There's a lot of sexism in Canadian Justice, almost all of it against minority-men and for white-females. Fact. Disturbing fact too.

Some of the sexism is enshrined in law. Officers in women's jails cannot carry guns or even get guns out of the gun locker: That might frighten the women. Men in jail cannot be protected from women's looking and touching. (Which doesn't matter to most men, but would certainly KILL me and I'm not overstating that.)

The whole justice thing is getting rapidly worse in the face of the massive rise in gun violence in Canada's cities. All levels of government say they are doing something about the murders. Sadly, that something does not in any way include actually doing something which would stop the creation of hopeless young men. Fixing the anger and hopelessness of the young men committing the violence would mean adding males to the social help system and that no politician would allow.

3:40 AM, January 03, 2006  
Blogger Helen said...


Yeah, it's Yiddish--that's it. No, unfortunately, it is just bad spelling and typing too fast.


The murders in Knoxville are mainly centered in one or two areas--we have a number of projects here where murders take place and there is the cultural aspect of more family murders. True stranger killings are a rarity.

7:07 AM, January 03, 2006  
Blogger Greg Kuperberg said...

It's a bit difficult to ignore the extremely rude and ad hominem tone from the anonymous poster in this discussion. On the other hand, what do you expect from anonymous posters on the Internet?

Davis does limit its growth, and it does have something to do with its high housing prices. I have never liked anti-growth politics in Davis; I agree that it is not consistent with its otherwise liberal voting patterns. But still, the city must be doing something right if people want to live here so badly. It certainly isn't because the houses are all mansions. These days, $500,000 in Davis will get you about 1,500 square feet on a 1/10 acre lot.

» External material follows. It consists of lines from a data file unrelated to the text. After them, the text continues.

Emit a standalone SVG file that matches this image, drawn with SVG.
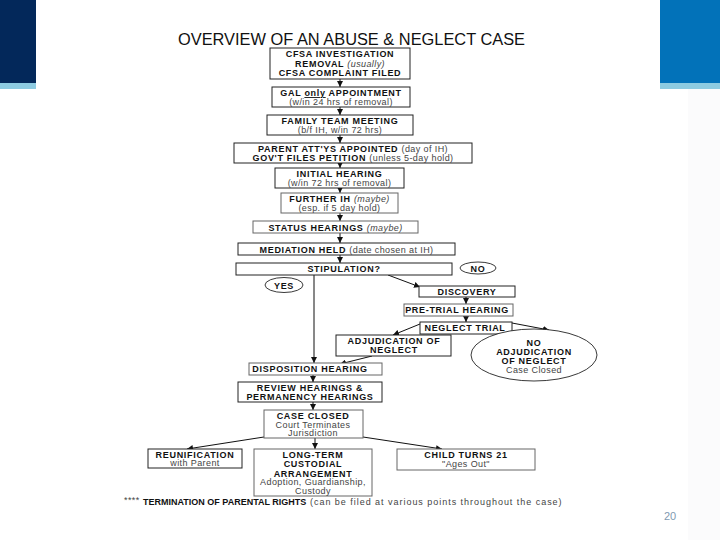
<svg xmlns="http://www.w3.org/2000/svg" width="720" height="540" viewBox="0 0 720 540">
<style>
.bx{fill:#fff;stroke:#222;stroke-width:1}
.bxl{fill:#fff;stroke:#666;stroke-width:1}
.b{font-family:"Liberation Sans",Arial,sans-serif;font-size:9px;font-weight:bold;letter-spacing:0.7px;fill:#111;text-anchor:middle}
.n{font-family:"Liberation Sans",Arial,sans-serif;font-size:9px;font-weight:normal;letter-spacing:0.4px;fill:#444}
.nm{font-family:"Liberation Sans",Arial,sans-serif;font-size:9px;font-weight:normal;letter-spacing:0.4px;fill:#444;text-anchor:middle}
.i{font-style:italic;font-weight:normal;fill:#444;letter-spacing:0.4px}
.p{font-style:normal;font-weight:normal;fill:#444;letter-spacing:0.4px}
.c line,.c path{stroke:#111;stroke-width:1;fill:none;marker-end:url(#ah)}
.el{fill:#fff;stroke:#222;stroke-width:0.9}
</style>
<defs>
<marker id="ah" markerUnits="userSpaceOnUse" markerWidth="6" markerHeight="6" viewBox="0 0 6 6" refX="6" refY="3" orient="auto">
<path d="M0,0 L6,3 L0,6 z" fill="#111"/>
</marker>
</defs>
<rect width="720" height="540" fill="#fff"/>
<g id="decor">
<rect x="0" y="0" width="36" height="83" fill="#03285A"/>
<rect x="0" y="83" width="36" height="6" fill="#8DCBE1"/>
<rect x="660" y="0" width="60" height="83" fill="#0272B9"/>
<rect x="660" y="83" width="60" height="6" fill="#8DCBE1"/>
<rect x="688" y="89" width="32" height="451" fill="#fbfbfc"/>
<text x="670" y="520" font-family="Liberation Sans,Arial,sans-serif" font-size="11" fill="#7f9ab2" text-anchor="middle">20</text>
</g>
<text id="title" x="178" y="45" font-family="Liberation Sans,Arial,sans-serif" font-size="16" fill="#111" textLength="347" lengthAdjust="spacingAndGlyphs">OVERVIEW OF AN ABUSE &amp; NEGLECT CASE</text>

<g class="c" id="connectors">
<line x1="340" y1="79" x2="340" y2="87"/>
<line x1="340" y1="107" x2="340" y2="115"/>
<line x1="340" y1="135" x2="340" y2="143"/>
<line x1="340" y1="163" x2="340" y2="168"/>
<line x1="340" y1="188" x2="340" y2="193"/>
<line x1="340" y1="213" x2="340" y2="221"/>
<line x1="340" y1="233" x2="340" y2="243"/>
<line x1="340" y1="255" x2="340" y2="263"/>
<line x1="314" y1="275" x2="314" y2="363"/>
<line x1="388" y1="275" x2="420" y2="287"/>
<line x1="466" y1="297" x2="466" y2="304"/>
<line x1="466" y1="316" x2="466" y2="322"/>
<line x1="420" y1="324" x2="393" y2="335"/>
<line x1="512" y1="323" x2="549" y2="330"/>
<line x1="372" y1="356" x2="340" y2="364"/>
<line x1="313" y1="375" x2="313" y2="382"/>
<line x1="313" y1="402" x2="313" y2="410"/>
<line x1="264" y1="437" x2="187" y2="449"/>
<line x1="315" y1="438" x2="315" y2="449"/>
<line x1="363" y1="437" x2="442" y2="449"/>
</g>

<g id="n1"><rect class="bx" x="270" y="48" width="140" height="31"/>
<text class="b" x="340" y="57">CFSA INVESTIGATION</text>
<text class="b" x="340" y="66.5">REMOVAL <tspan class="i">(usually)</tspan></text>
<text class="b" x="340" y="76">CFSA COMPLAINT FILED</text></g>

<g id="n2"><rect class="bx" x="272" y="87" width="138" height="20"/>
<text class="b" x="341" y="96">GAL <tspan text-decoration="underline">only</tspan> APPOINTMENT</text>
<text class="nm" x="341" y="105">(w/in 24 hrs of removal)</text></g>

<g id="n3"><rect class="bx" x="267" y="115" width="146" height="20"/>
<text class="b" x="340" y="124">FAMILY TEAM MEETING</text>
<text class="nm" x="340" y="133">(b/f IH, w/in 72 hrs)</text></g>

<g id="n4"><rect class="bx" x="234" y="143" width="238" height="20"/>
<text class="b" x="353" y="152">PARENT ATT'YS APPOINTED <tspan class="p">(day of IH)</tspan></text>
<text class="b" x="353" y="161">GOV'T FILES PETITION <tspan class="p">(unless 5-day hold)</tspan></text></g>

<g id="n5"><rect class="bx" x="275" y="168" width="129" height="20"/>
<text class="b" x="339.5" y="177">INITIAL HEARING</text>
<text class="nm" x="339.5" y="186">(w/in 72 hrs of removal)</text></g>

<g id="n6"><rect class="bxl" x="281" y="193" width="117" height="20"/>
<text class="b" x="339.5" y="202">FURTHER IH <tspan class="i">(maybe)</tspan></text>
<text class="nm" x="339.5" y="211">(esp. if 5 day hold)</text></g>

<g id="n7"><rect class="bxl" x="253" y="221" width="165" height="12"/>
<text class="b" x="335.5" y="230.5">STATUS HEARINGS <tspan class="i">(maybe)</tspan></text></g>

<g id="n8"><rect class="bx" x="238" y="243" width="217" height="12"/>
<text class="b" x="346.5" y="252.5">MEDIATION HELD <tspan class="p">(date chosen at IH)</tspan></text></g>

<g id="n9"><rect class="bx" x="236" y="263" width="216" height="12"/>
<text class="b" x="344" y="272">STIPULATION?</text></g>

<g id="no"><ellipse class="el" cx="478" cy="268" rx="18" ry="6"/>
<text class="b" x="478" y="271.5" font-size="8">NO</text></g>

<g id="yes"><ellipse class="el" cx="284" cy="285" rx="19" ry="7.5"/>
<text class="b" x="284" y="288.5" font-size="8">YES</text></g>

<g id="discovery"><rect class="bx" x="419" y="286" width="96" height="11"/>
<text class="b" x="467" y="294.5">DISCOVERY</text></g>

<g id="pretrial"><rect class="bxl" x="404" y="304" width="109" height="12"/>
<text class="b" x="457" y="313">PRE-TRIAL HEARING</text></g>

<g id="trial"><rect class="bx" x="420" y="322" width="92" height="12"/>
<text class="b" x="465" y="331">NEGLECT TRIAL</text></g>

<g id="adj"><rect class="bx" x="336" y="335" width="115" height="21"/>
<text class="b" x="394" y="344">ADJUDICATION OF</text>
<text class="b" x="394" y="353">NEGLECT</text></g>

<g id="noadj"><ellipse class="el" cx="534" cy="355" rx="63" ry="26" stroke-width="0.8"/>
<text class="b" x="534" y="346">NO</text>
<text class="b" x="534" y="355">ADJUDICATION</text>
<text class="b" x="534" y="364">OF NEGLECT</text>
<text class="nm" x="534" y="373">Case Closed</text></g>

<g id="disp"><rect class="bxl" x="249" y="363" width="133" height="12"/>
<text class="b" x="310" y="372">DISPOSITION HEARING</text></g>

<g id="review"><rect class="bx" x="238" y="382" width="144" height="20"/>
<text class="b" x="310" y="391">REVIEW HEARINGS &amp;</text>
<text class="b" x="310" y="400">PERMANENCY HEARINGS</text></g>

<g id="closed"><rect class="bxl" x="264" y="410" width="99" height="28"/>
<text class="b" x="313" y="418.5">CASE CLOSED</text>
<text class="nm" x="313" y="427.5">Court Terminates</text>
<text class="nm" x="313" y="436">Jurisdiction</text></g>

<g id="reun"><rect class="bx" x="148" y="449" width="94" height="19"/>
<text class="b" x="195" y="457.5">REUNIFICATION</text>
<text class="nm" x="195" y="466">with Parent</text></g>

<g id="longterm"><rect class="bxl" x="254" y="449" width="118" height="47"/>
<text class="b" x="313" y="457.5">LONG-TERM</text>
<text class="b" x="313" y="467">CUSTODIAL</text>
<text class="b" x="313" y="476.5">ARRANGEMENT</text>
<text class="nm" x="313" y="485">Adoption, Guardianship,</text>
<text class="nm" x="313" y="493.5">Custody</text></g>

<g id="child"><rect class="bxl" x="397" y="449" width="138" height="21"/>
<text class="b" x="466" y="457.5">CHILD TURNS 21</text>
<text class="nm" x="466" y="466.5">"Ages Out"</text></g>

<g id="footer">
<text class="n" x="124" y="503" font-size="7">****</text>
<text class="b" x="143" y="505" style="text-anchor:start" textLength="164" lengthAdjust="spacing">TERMINATION OF PARENTAL RIGHTS</text>
<text class="n" x="310" y="505" textLength="252" lengthAdjust="spacing">(can be filed at various points throughout the case)</text>
</g>
</svg>
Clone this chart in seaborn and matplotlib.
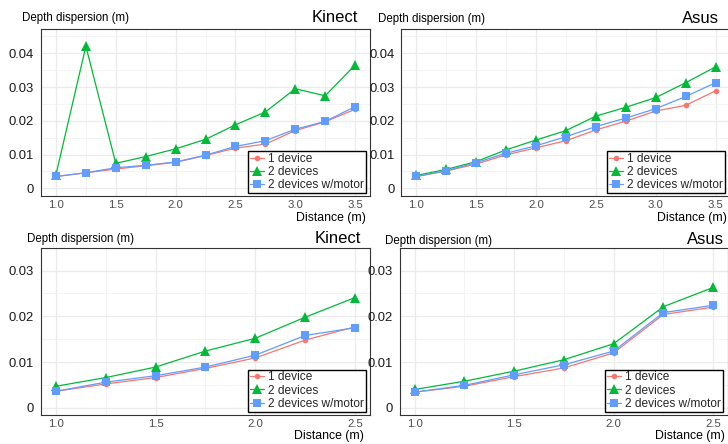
import matplotlib
matplotlib.use("Agg")
import matplotlib.pyplot as plt
import seaborn as sns
import pandas as pd

# ---------------- data ----------------
dist_long = [1.0, 1.25, 1.5, 1.75, 2.0, 2.25, 2.5, 2.75, 3.0, 3.25, 3.5]
dist_short = [1.0, 1.25, 1.5, 1.75, 2.0, 2.25, 2.5]

kinect_long_1dev = [0.0035, 0.0046, 0.0057, 0.0067, 0.0077, 0.0097, 0.0119, 0.0131, 0.0171, 0.0197, 0.0234]
kinect_long_2dev = [0.0040, 0.0421, 0.0074, 0.0094, 0.0117, 0.0145, 0.0188, 0.0226, 0.0295, 0.0274, 0.0365]
kinect_long_motor = [0.0035, 0.0046, 0.0061, 0.0068, 0.0078, 0.0098, 0.0124, 0.0141, 0.0175, 0.0198, 0.0242]

asus_long_1dev = [0.0035, 0.0051, 0.0072, 0.0099, 0.0120, 0.0141, 0.0173, 0.0199, 0.0229, 0.0246, 0.0289]
asus_long_2dev = [0.0038, 0.0056, 0.0079, 0.0114, 0.0143, 0.0171, 0.0214, 0.0240, 0.0269, 0.0313, 0.0360]
asus_long_motor = [0.0035, 0.0052, 0.0076, 0.0104, 0.0126, 0.0153, 0.0183, 0.0208, 0.0236, 0.0272, 0.0313]

kinect_short_1dev = [0.0036, 0.0052, 0.0066, 0.0086, 0.0109, 0.0148, 0.0177]
kinect_short_2dev = [0.0047, 0.0066, 0.0089, 0.0124, 0.0152, 0.0198, 0.0241]
kinect_short_motor = [0.0036, 0.0056, 0.0070, 0.0089, 0.0115, 0.0158, 0.0175]

asus_short_1dev = [0.0034, 0.0047, 0.0068, 0.0087, 0.0120, 0.0204, 0.0220]
asus_short_2dev = [0.0040, 0.0058, 0.0080, 0.0105, 0.0140, 0.0221, 0.0263]
asus_short_motor = [0.0034, 0.0049, 0.0072, 0.0094, 0.0124, 0.0208, 0.0224]

series_labels = ["1 device", "2 devices", "2 devices w/motor"]
panel_titles = ["Kinect", "Asus", "Kinect", "Asus"]
y_label = "Depth dispersion (m)"
x_label = "Distance (m)"
yticks_long = [0, 0.01, 0.02, 0.03, 0.04]
yticks_short = [0, 0.01, 0.02, 0.03]
ytick_labels_long = ["0", "0.01", "0.02", "0.03", "0.04"]
ytick_labels_short = ["0", "0.01", "0.02", "0.03"]
xticks_long = [1.0, 1.5, 2.0, 2.5, 3.0, 3.5]
xticks_short = [1.0, 1.5, 2.0, 2.5]

# ---------------- style ----------------
sns.set_theme(style="white")
plt.rcParams['font.family'] = ['Liberation Sans', 'DejaVu Sans']

colors = ["#F8766D", "#00BA38", "#619CFF"]
markers = ["o", "^", "s"]
msizes = [4.0, 7.8, 6.2]

W, H = 728, 444
fig = plt.figure(figsize=(W / 100, H / 100), dpi=100)
fig.patch.set_facecolor("white")


def add_ax(l, r, t, b):
    return fig.add_axes([l / W, 1 - b / H, (r - l) / W, (b - t) / H])


panels = [
    dict(box=(41, 370, 28.8, 195.9), x=dist_long,
         ys=[kinect_long_1dev, kinect_long_2dev, kinect_long_motor],
         xlim=(0.875, 3.625), ylim=(-0.00225, 0.04725),
         yt=yticks_long, ytl=ytick_labels_long, xt=xticks_long,
         ylab=(21.7, 18.0), title=(358, 18.0), xlab=(366, 217.5), legr=366),
    dict(box=(401.3, 730.7, 28.8, 195.9), x=dist_long,
         ys=[asus_long_1dev, asus_long_2dev, asus_long_motor],
         xlim=(0.875, 3.625), ylim=(-0.00225, 0.04725),
         yt=yticks_long, ytl=ytick_labels_long, xt=xticks_long,
         ylab=(378, 19.0), title=(719, 18.3), xlab=(727, 217.5), legr=725),
    dict(box=(41, 370, 247.7, 414.6), x=dist_short,
         ys=[kinect_short_1dev, kinect_short_2dev, kinect_short_motor],
         xlim=(0.925, 2.575), ylim=(-0.0015, 0.0315),
         yt=yticks_short, ytl=ytick_labels_short, xt=xticks_short,
         ylab=(26.7, 238.7), title=(361, 238.7), xlab=(364, 436), legr=366),
    dict(box=(399.8, 728, 247.7, 414.6), x=dist_short,
         ys=[asus_short_1dev, asus_short_2dev, asus_short_motor],
         xlim=(0.925, 2.575), ylim=(-0.0015, 0.0315),
         yt=yticks_short, ytl=ytick_labels_short, xt=xticks_short,
         ylab=(384.7, 241.0), title=(724, 239.3), xlab=(725, 436), legr=723),
]

for i, p in enumerate(panels):
    l, r, t, b = p["box"]
    ax = add_ax(l, r, t, b)
    for j in range(3):
        df = pd.DataFrame({"Distance": p["x"], "Dispersion": p["ys"][j]})
        sns.lineplot(data=df, x="Distance", y="Dispersion", ax=ax,
                     color=colors[j], marker=markers[j], markersize=msizes[j],
                     markeredgewidth=0, linewidth=0.9, label=series_labels[j],
                     zorder=3 + j)
    ax.set_xlim(*p["xlim"])
    ax.set_ylim(*p["ylim"])
    ax.set_xticks(p["xt"])
    ax.set_xticklabels([f"{v:.1f}" for v in p["xt"]])
    ax.set_yticks(p["yt"])
    ax.set_yticklabels(p["ytl"])
    xt = p["xt"]
    ax.set_xticks([v + 0.25 for v in xt[:-1]], minor=True)
    ax.set_yticks([v + 0.005 for v in p["yt"]], minor=True)
    ax.set_axisbelow(True)
    ax.grid(True, which="major", color="#EBEBEB", linewidth=0.9)
    ax.grid(True, which="minor", color="#F2F2F2", linewidth=0.6)
    ax.tick_params(axis="both", which="major", direction="out", length=2.2,
                   width=0.7, color="#333333")
    ax.tick_params(axis="x", which="major", labelsize=8.2, labelcolor="#4D4D4D", pad=0.8)
    ax.tick_params(axis="y", which="major", labelsize=9.4, labelcolor="#1A1A1A", pad=2.8)
    ax.tick_params(axis="both", which="minor", length=0)
    ax.set_xlabel("")
    ax.set_ylabel("")
    for s in ax.spines.values():
        s.set_color("#333333")
        s.set_linewidth(0.8)
        s.set_visible(True)
    wpx, hpx = r - l, b - t
    leg = ax.legend(loc="lower right",
                    bbox_to_anchor=(1 - (r - p["legr"]) / wpx, 3 / hpx),
                    borderaxespad=0, frameon=True, fancybox=False,
                    edgecolor="black", facecolor="white", framealpha=1,
                    fontsize=8.6, handlelength=1.15, handletextpad=0.4,
                    labelspacing=0.1, borderpad=0.15)
    leg.get_frame().set_linewidth(1.0)
    leg.set_zorder(10)
    fig.text(p["ylab"][0] / W, 1 - p["ylab"][1] / H, y_label, ha="left", va="center",
             fontsize=8.3, color="black")
    fig.text(p["title"][0] / W, 1 - p["title"][1] / H, panel_titles[i], ha="right",
             va="center", fontsize=12, color="black")
    fig.text(p["xlab"][0] / W, 1 - p["xlab"][1] / H, x_label, ha="right", va="center",
             fontsize=8.8, color="black")

fig.savefig("out.png", dpi=100, facecolor="white")
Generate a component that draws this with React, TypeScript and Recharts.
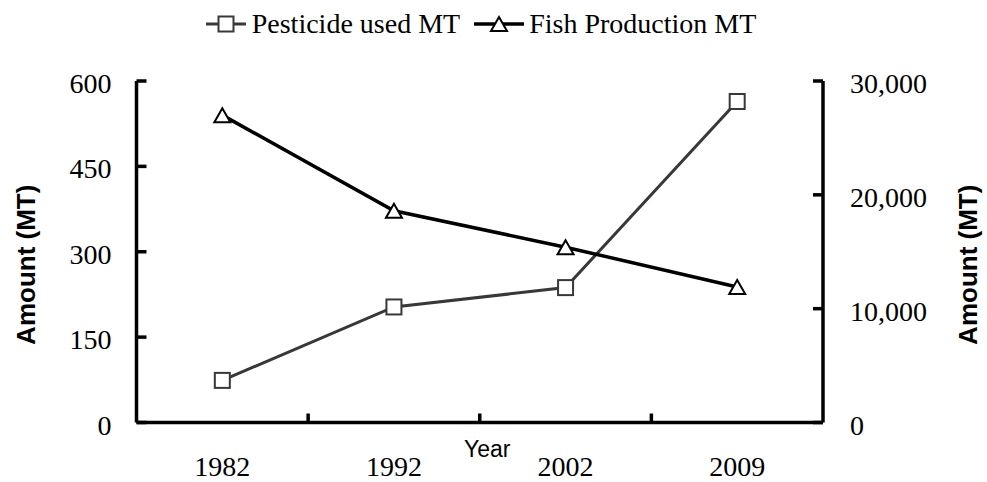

And most of the people who live in these houses are working class. If housing prices are astronomical here, median income is not. Many people bought their houses when they were much cheaper and still live in them. Most of the UC Davis faculty are not particularly well-paid, and a fair fraction of the clerical staff live in Davis as well. For those who moved here recently, the expensive housing market just takes a bigger bite out of their salaries. Nonetheless, the homicide rate is very low.

I will concede that even though Davis does have its working class, I don't see how a homeowner here can go outright bankrupt. Because I would suppose that they would first sell their overpriced houses, move out of Davis, then try to make ends meet elsewhere. That may indeed export crime out of the city.

If you are determined to disqualify Davis because it is too white and too white-collar, there is also Woodland, the next town over. Woodland has 50,000 people and is 39% Hispanic, according to this source. It is very blue-collar and rather less anti-growth than Davis. Nonetheless the FBI also reported only 1 murder for 2004 in Woodland. (In truth, 1 murder in one year is unusually high for Davis and may be unusually low for Woodland.)

8:36 AM, January 03, 2006  
Blogger Greg Kuperberg said...

In response to a comment from Helen at the top:

The great weakness of many international comparisons of crime, especially those that include all attempted crimes, is differences in crime reporting patterns. A country that is enthusiastic about law and order might also be enthusiastic about recording attempted crimes. That is why the most reliable international and even interstate American comparison focus on completed homicides and auto theft. These two types of crime are the most clear-cut and the most likely to be reported. Even between these two, homicide is more clear-cut than auto theft.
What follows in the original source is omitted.